> [AIM]
Count the lines containing "this". Give the number alone.

> [MATERIAL PROVIDED]
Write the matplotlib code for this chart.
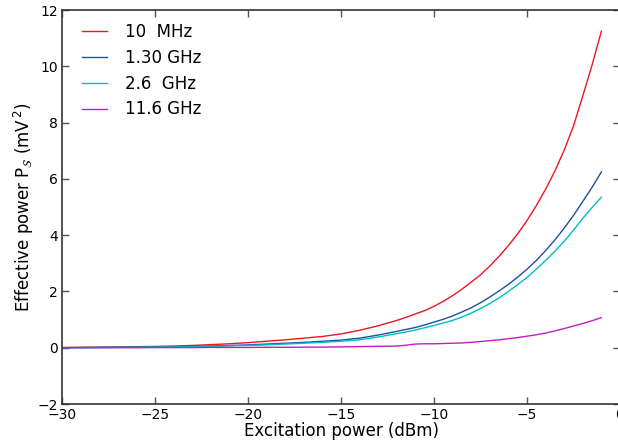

--

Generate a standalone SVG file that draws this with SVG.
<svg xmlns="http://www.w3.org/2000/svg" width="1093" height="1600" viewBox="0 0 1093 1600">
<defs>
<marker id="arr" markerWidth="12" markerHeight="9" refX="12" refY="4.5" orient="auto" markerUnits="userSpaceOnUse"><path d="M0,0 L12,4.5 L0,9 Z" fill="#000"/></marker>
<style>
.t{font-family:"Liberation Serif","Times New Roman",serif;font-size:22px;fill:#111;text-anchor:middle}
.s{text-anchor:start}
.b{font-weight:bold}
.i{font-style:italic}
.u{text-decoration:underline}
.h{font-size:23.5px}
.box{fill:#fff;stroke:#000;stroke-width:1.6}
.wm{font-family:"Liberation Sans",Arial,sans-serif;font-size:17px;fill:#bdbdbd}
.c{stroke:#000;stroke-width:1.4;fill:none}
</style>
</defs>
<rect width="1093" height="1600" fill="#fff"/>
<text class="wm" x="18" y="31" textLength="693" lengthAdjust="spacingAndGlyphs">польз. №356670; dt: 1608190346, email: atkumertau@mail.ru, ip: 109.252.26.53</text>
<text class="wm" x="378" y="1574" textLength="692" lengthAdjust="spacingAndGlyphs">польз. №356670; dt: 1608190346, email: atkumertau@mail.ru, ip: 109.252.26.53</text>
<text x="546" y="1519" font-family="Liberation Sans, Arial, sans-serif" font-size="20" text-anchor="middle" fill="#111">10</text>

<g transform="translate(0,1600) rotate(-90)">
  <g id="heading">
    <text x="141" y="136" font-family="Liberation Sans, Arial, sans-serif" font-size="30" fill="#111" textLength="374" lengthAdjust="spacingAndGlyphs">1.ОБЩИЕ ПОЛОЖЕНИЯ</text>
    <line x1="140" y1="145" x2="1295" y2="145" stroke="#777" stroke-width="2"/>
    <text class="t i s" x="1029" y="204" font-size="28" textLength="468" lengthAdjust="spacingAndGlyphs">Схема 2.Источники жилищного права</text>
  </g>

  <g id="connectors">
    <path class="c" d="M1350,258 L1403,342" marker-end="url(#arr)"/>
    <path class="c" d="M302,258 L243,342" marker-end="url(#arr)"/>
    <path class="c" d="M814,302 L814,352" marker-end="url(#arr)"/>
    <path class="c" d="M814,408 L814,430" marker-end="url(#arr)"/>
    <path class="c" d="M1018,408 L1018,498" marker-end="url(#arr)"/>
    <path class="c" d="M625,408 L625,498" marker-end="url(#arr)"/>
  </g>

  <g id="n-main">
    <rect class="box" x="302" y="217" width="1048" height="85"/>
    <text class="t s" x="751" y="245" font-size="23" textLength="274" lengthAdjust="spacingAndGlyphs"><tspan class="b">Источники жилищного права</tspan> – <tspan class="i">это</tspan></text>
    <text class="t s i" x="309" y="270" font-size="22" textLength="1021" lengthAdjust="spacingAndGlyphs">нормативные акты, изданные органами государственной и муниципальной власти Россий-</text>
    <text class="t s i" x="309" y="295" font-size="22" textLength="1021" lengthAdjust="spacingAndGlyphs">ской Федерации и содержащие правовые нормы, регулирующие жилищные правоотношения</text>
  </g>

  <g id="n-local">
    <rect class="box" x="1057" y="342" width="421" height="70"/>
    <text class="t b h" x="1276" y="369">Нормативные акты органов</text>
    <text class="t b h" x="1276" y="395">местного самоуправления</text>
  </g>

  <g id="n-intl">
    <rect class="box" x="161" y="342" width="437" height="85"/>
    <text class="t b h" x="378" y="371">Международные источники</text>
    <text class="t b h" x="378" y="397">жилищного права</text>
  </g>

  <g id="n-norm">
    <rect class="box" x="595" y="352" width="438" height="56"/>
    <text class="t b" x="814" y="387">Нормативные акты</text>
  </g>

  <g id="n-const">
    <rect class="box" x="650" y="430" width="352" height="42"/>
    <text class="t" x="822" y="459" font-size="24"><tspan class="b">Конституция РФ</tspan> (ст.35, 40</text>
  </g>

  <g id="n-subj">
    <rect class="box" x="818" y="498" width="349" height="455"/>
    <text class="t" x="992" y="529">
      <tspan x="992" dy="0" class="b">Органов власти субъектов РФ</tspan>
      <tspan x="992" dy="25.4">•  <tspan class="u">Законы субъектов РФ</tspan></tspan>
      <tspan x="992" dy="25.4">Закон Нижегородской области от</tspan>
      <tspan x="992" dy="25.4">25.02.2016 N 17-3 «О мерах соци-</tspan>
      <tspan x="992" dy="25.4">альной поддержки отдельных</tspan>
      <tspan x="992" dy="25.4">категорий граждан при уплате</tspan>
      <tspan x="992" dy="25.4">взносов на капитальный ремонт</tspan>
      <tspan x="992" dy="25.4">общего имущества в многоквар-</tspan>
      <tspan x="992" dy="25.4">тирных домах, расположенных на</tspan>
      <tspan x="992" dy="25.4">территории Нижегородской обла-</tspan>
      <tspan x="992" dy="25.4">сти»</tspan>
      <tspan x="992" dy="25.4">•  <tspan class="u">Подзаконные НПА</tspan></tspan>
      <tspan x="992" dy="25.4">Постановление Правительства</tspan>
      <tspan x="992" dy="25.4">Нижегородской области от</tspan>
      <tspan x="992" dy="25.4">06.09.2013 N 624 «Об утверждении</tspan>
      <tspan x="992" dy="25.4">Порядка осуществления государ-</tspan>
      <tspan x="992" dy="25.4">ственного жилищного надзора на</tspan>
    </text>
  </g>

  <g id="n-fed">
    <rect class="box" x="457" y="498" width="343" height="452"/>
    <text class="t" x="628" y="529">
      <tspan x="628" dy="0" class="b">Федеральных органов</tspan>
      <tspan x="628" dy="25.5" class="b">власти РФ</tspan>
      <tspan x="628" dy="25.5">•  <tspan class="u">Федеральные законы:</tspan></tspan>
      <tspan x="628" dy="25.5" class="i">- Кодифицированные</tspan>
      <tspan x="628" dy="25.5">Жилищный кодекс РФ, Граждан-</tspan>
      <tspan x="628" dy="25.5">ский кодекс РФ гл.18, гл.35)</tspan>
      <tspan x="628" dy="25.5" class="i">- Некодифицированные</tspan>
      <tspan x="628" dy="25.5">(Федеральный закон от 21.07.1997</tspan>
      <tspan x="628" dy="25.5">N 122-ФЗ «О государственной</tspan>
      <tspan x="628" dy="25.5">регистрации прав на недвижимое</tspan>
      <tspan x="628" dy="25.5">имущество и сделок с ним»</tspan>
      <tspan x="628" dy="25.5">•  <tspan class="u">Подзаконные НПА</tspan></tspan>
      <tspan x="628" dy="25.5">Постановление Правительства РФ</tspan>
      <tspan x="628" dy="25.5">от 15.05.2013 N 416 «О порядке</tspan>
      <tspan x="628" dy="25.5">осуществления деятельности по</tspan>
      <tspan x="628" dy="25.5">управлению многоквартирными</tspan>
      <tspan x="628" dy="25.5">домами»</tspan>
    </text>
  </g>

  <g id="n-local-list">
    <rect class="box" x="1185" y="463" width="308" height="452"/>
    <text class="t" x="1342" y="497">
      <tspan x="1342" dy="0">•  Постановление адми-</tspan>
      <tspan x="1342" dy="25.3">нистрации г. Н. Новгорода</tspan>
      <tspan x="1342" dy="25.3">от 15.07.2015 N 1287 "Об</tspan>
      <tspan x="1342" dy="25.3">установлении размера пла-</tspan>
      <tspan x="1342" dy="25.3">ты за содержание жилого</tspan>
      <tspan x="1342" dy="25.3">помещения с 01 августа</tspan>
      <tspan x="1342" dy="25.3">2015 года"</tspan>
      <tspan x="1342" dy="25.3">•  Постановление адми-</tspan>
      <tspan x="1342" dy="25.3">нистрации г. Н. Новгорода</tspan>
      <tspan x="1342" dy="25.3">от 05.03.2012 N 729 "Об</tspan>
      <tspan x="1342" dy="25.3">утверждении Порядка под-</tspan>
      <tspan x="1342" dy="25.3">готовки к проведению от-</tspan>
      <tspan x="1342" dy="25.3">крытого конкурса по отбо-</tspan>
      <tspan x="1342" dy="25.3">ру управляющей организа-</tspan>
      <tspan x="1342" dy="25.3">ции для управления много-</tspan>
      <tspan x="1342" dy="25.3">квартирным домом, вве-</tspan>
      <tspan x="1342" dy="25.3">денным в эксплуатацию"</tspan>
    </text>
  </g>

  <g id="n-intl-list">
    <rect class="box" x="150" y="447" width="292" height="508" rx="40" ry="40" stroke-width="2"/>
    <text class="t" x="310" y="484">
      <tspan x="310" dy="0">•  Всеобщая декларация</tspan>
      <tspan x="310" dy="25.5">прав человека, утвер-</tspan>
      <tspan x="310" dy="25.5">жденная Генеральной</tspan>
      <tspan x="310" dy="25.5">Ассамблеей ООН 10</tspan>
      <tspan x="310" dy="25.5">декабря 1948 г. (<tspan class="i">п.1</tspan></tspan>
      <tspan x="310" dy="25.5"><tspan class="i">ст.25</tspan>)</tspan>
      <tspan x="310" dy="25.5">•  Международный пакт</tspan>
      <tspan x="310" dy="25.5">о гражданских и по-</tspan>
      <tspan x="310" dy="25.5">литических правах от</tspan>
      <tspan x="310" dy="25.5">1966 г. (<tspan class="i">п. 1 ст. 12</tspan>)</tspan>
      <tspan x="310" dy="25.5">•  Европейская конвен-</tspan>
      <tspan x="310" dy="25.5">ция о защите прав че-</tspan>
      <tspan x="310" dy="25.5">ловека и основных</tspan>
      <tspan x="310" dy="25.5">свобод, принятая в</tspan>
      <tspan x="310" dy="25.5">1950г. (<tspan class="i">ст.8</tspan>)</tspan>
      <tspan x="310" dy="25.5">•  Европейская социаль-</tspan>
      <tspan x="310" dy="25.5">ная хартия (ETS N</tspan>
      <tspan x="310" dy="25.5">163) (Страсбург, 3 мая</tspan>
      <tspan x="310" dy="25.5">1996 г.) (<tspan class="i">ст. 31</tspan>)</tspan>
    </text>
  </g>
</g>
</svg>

> [TASK RESULT]
2